Committee Republicans said they continue to support Bolton, but one noted the stream of allegations of bad behavior by the nominee.

“If there’s nothing more that comes out, I will vote for Bolton,” said Senator Chuck Hagel (R-Neb.). However, Hagel said he was “troubled with more and more allegations, revelations, coming about his style, his method of operation” (Dafna Linzer, Washington Post, April 18).

A Texas businesswoman has charged that Bolton verbally abused her in 1994 in Moscow while he was representing a U.S. Agency for International Development subcontractor and she worked for the subcontractor’s supervising firm, the Los Angeles Times reported yesterday.

“He threw some things in the first meeting,” Melody Townsel wrote in a letter to the Foreign Relations Committee.    “He yelled and got really abusive.”

Bolton followed Townsel back to her hotel room, she said. “He proceeded to pound on my hotel door and thrust things under the door.”

Townsel said she “learned firsthand the lengths Mr. Bolton will go to accomplish any goals he sets for himself. Truth flew out the window.  Decency flew out the window. In his bid to smear me and promote the interests of his client, he went straight for the low road and stayed there.”

Senator Joseph Biden (D-Del.) released Townsel’s letter. The businesswoman acknowledged in an interview being a liberal Democrat who opposed the re-election of President George W. Bush, the Times reported.

A State Department official said the administration had reviewed Townsel’s claims and believed them to be baseless.

“This stuff just didn’t happen, as far as we know,” the official said (Efron/Serrano, Los Angeles Times, April 17).

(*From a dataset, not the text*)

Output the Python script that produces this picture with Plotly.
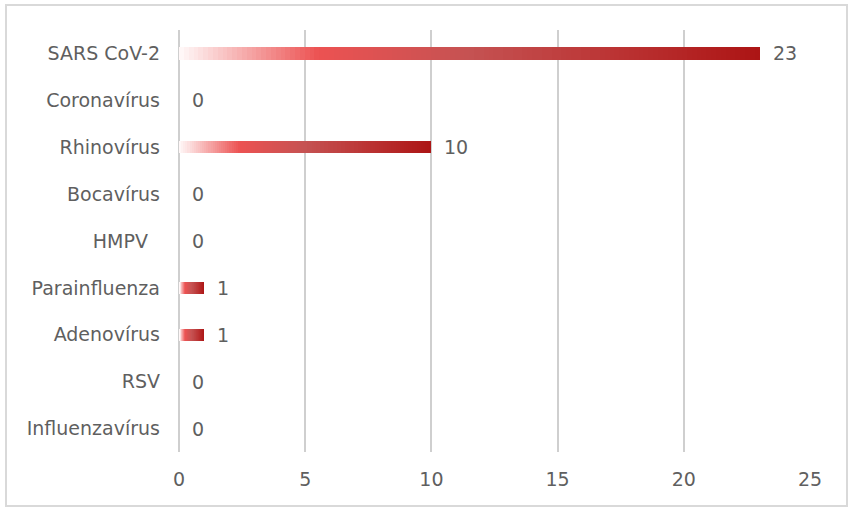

A former national intelligence officer for Latin America told committee staffers that Bolton and former Assistant Secretary of State for Latin America Otto Reich attempted to have him removed from his job over disagreements over intelligence on Cuba’s weapons programs, the New York Times reported.

Bolton testified before the committee that he sought to have Fulton Armstrong reassigned because he had lost confidence in the officer’s work. Reich told the Times that Armstrong too often gave “the benefit of the doubt” on accusations of human rights and security problems against leftist leaders such as Fidel Castro of Cuba and Hugo Chavez of Venezuela, according to the Times.

“His political views colored his intelligence judgment, and many of my colleagues … stopped reading his stuff,” Reich said (Steven Weisman, New York Times, April 16).